In the morning we were crossing our fingers the clouds would clear but no luck. Franz Joseph is known for glaciers but unfortunately because of the cloudy weather we couldn't see any. However, we were determined to make the most of our day regardless of the rainy weather. We tried to go on a walk to see a glacier but our walked stopped shortly because as we were attempting to find the glacier amidst the clouds, the land in front of us broke off from the earth and was washed away in the river. Because of the ridiculous amount of rain, the river was flooding and wiping out the land, it even pulled a pole into the water. So we decided to continue walking past the eroded land. Just kidding! We turned around and headed back to our home. We continued on to fox glacier in hopes it would be a little less cloudy 30 minutes south. Nope, still cloudy. We went on a walk around Lake Matheson, which is supposed to have beautiful reflections of the mountains, but because we couldn't see the mountains there were also no reflections. We still enjoyed the hike and made the most of the rainy day! After getting a bite to eat, we hopped back in our car and headed to Wanaka.
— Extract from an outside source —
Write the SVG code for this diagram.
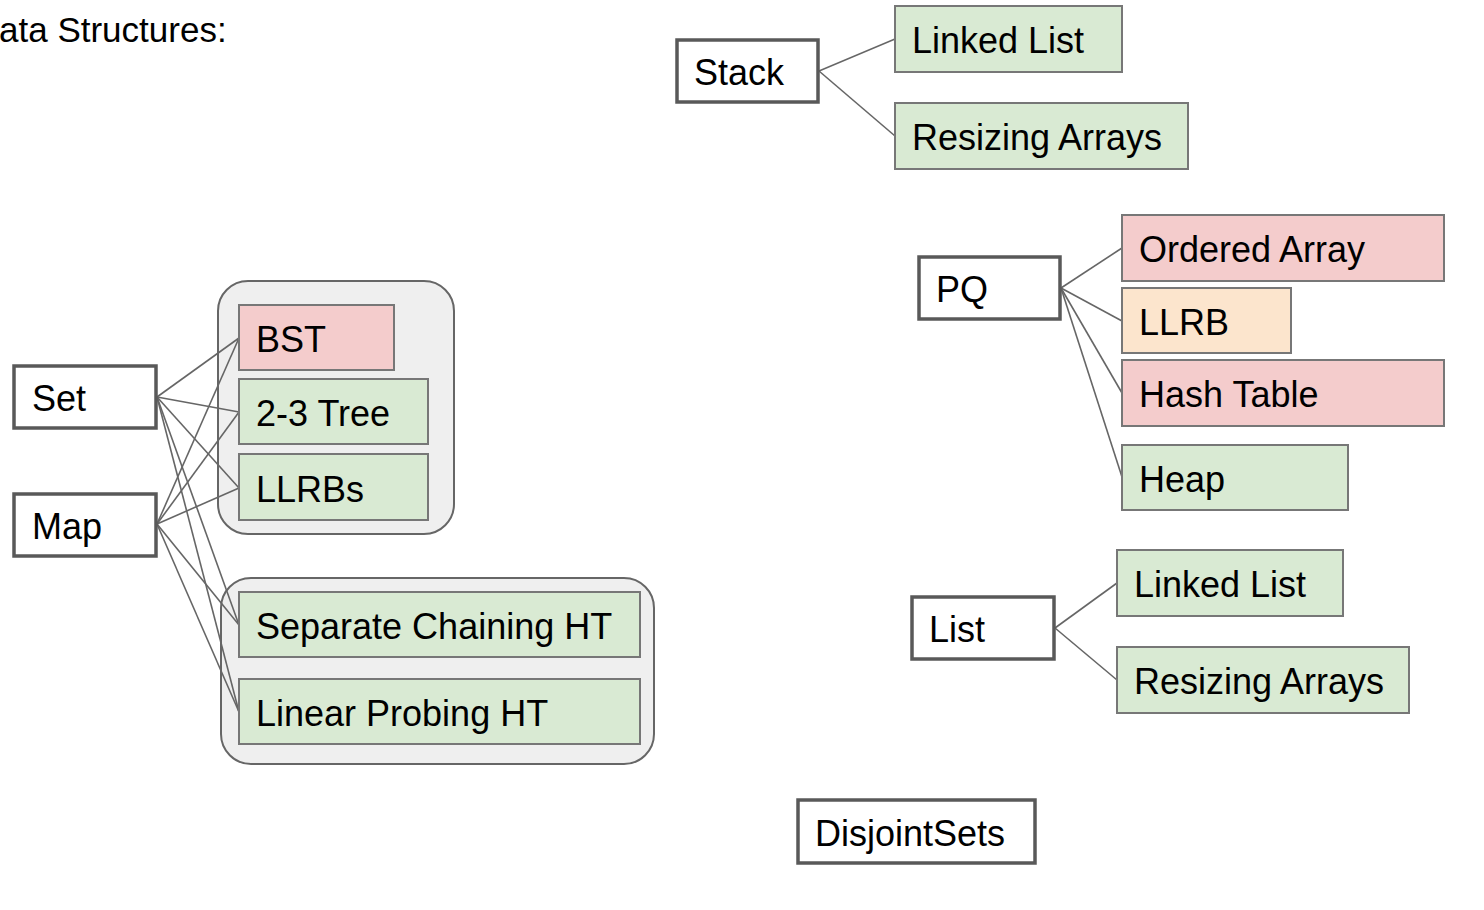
<svg xmlns="http://www.w3.org/2000/svg" width="1484" height="910" viewBox="0 0 1484 910">
<style>
text{font-family:"Liberation Sans",Arial,sans-serif;font-size:36px;fill:#000}
.main{fill:#fff;stroke:#595959;stroke-width:3.5}
.red{fill:#f4cccc;stroke:#777;stroke-width:2}
.green{fill:#d9ead3;stroke:#777;stroke-width:2}
.orange{fill:#fce5cd;stroke:#777;stroke-width:2}
.grp{fill:#efefef;stroke:#666;stroke-width:2}
.conn line{stroke:#666;stroke-width:1.6}
</style>
<rect width="1484" height="910" fill="#fff"/>
<text x="-1" y="42" style="font-size:35px">ata Structures:</text>
<g id="group-trees"><rect class="grp" x="218" y="281" width="236" height="253" rx="30"/></g>
<g id="group-hash"><rect class="grp" x="221" y="578" width="433" height="186" rx="30"/></g>
<g class="conn" id="connectors">
<line x1="157" y1="397" x2="239" y2="338"/>
<line x1="157" y1="397" x2="239" y2="412"/>
<line x1="157" y1="397" x2="239" y2="488"/>
<line x1="157" y1="397" x2="239" y2="625"/>
<line x1="157" y1="397" x2="239" y2="712"/>
<line x1="157" y1="524" x2="239" y2="338"/>
<line x1="157" y1="524" x2="239" y2="412"/>
<line x1="157" y1="524" x2="239" y2="488"/>
<line x1="157" y1="524" x2="239" y2="625"/>
<line x1="157" y1="524" x2="239" y2="712"/>
<line x1="819" y1="71" x2="895" y2="39"/>
<line x1="819" y1="71" x2="895" y2="136"/>
<line x1="1061" y1="288" x2="1122" y2="248"/>
<line x1="1061" y1="288" x2="1122" y2="321"/>
<line x1="1061" y1="288" x2="1122" y2="393"/>
<line x1="1061" y1="288" x2="1122" y2="477"/>
<line x1="1055" y1="628" x2="1117" y2="583"/>
<line x1="1055" y1="628" x2="1117" y2="680"/>
</g>
<g id="set"><rect class="main" x="14" y="366" width="142" height="62"/><text x="32" y="411">Set</text></g>
<g id="map"><rect class="main" x="14" y="494" width="142" height="62"/><text x="32" y="539">Map</text></g>
<g id="bst"><rect class="red" x="239" y="305" width="155" height="65"/><text x="256" y="352">BST</text></g>
<g id="tree23"><rect class="green" x="239" y="379" width="189" height="65"/><text x="256" y="426">2-3 Tree</text></g>
<g id="llrbs"><rect class="green" x="239" y="454" width="189" height="66"/><text x="256" y="502">LLRBs</text></g>
<g id="schain"><rect class="green" x="239" y="592" width="401" height="65"/><text x="256" y="639">Separate Chaining HT</text></g>
<g id="lprobe"><rect class="green" x="239" y="679" width="401" height="65"/><text x="256" y="726">Linear Probing HT</text></g>
<g id="stack"><rect class="main" x="677" y="40" width="141" height="62"/><text x="694" y="85">Stack</text></g>
<g id="stack-ll"><rect class="green" x="895" y="6" width="227" height="66"/><text x="912" y="53">Linked List</text></g>
<g id="stack-ra"><rect class="green" x="895" y="103" width="293" height="66"/><text x="912" y="150">Resizing Arrays</text></g>
<g id="pq"><rect class="main" x="919" y="257" width="141" height="62"/><text x="936" y="302">PQ</text></g>
<g id="ordered"><rect class="red" x="1122" y="215" width="322" height="66"/><text x="1139" y="262">Ordered Array</text></g>
<g id="llrb"><rect class="orange" x="1122" y="288" width="169" height="65"/><text x="1139" y="335">LLRB</text></g>
<g id="hashtable"><rect class="red" x="1122" y="360" width="322" height="66"/><text x="1139" y="407">Hash Table</text></g>
<g id="heap"><rect class="green" x="1122" y="445" width="226" height="65"/><text x="1139" y="492">Heap</text></g>
<g id="list"><rect class="main" x="912" y="597" width="142" height="62"/><text x="929" y="642">List</text></g>
<g id="list-ll"><rect class="green" x="1117" y="550" width="226" height="66"/><text x="1134" y="597">Linked List</text></g>
<g id="list-ra"><rect class="green" x="1117" y="647" width="292" height="66"/><text x="1134" y="694">Resizing Arrays</text></g>
<g id="disjoint"><rect class="main" x="798" y="800" width="237" height="63"/><text x="815" y="846">DisjointSets</text></g>
</svg>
We found a camping site in Wanaka, got a good shower in and then went out for a drink. We finally tried the NZ beer everyone talked about and it was actually delicious- Speight's Gold Medal Ale. After hanging out for a bit we got some sleep because we were planning on going sky diving the next day. Unfortunately we got up and the clouds were not in favor of us jumping out of a plane. While it wasn't raining, it was too cloudy to jump. Thankfully it wasn't raining so we could have an adventurous day! We decided to go on a hike to the top of Mount Iron which took a little over an hour and had great views, minus some of the clouds. Wanaka is so pretty because of it's big lake surrounded by mountains. After our hike we stopped at this place called A Puzzling World which had some illusion rooms that we would have had to pay to enter, so we stuck with sitting in the cafe and doing the free puzzles on all the tables- it was a really neat place!
We then walked around for a bit and explored the town before heading to a winery for a free wine tasting! On our way to the winery we stopped to see a famous tree known as #thatwanakatree because it is a random tree that is in their lake.
At the winery we tried a few different wines, learned about bio-dynamic ecosystems, and then sat back and enjoyed the beautiful view from the winery of the lake and mountains. After the winery we headed towards Queenstown. It was a short drive, so when we arrived we grabbed dinner at Loco Cantina for cheap mexican food and explored the cute little town.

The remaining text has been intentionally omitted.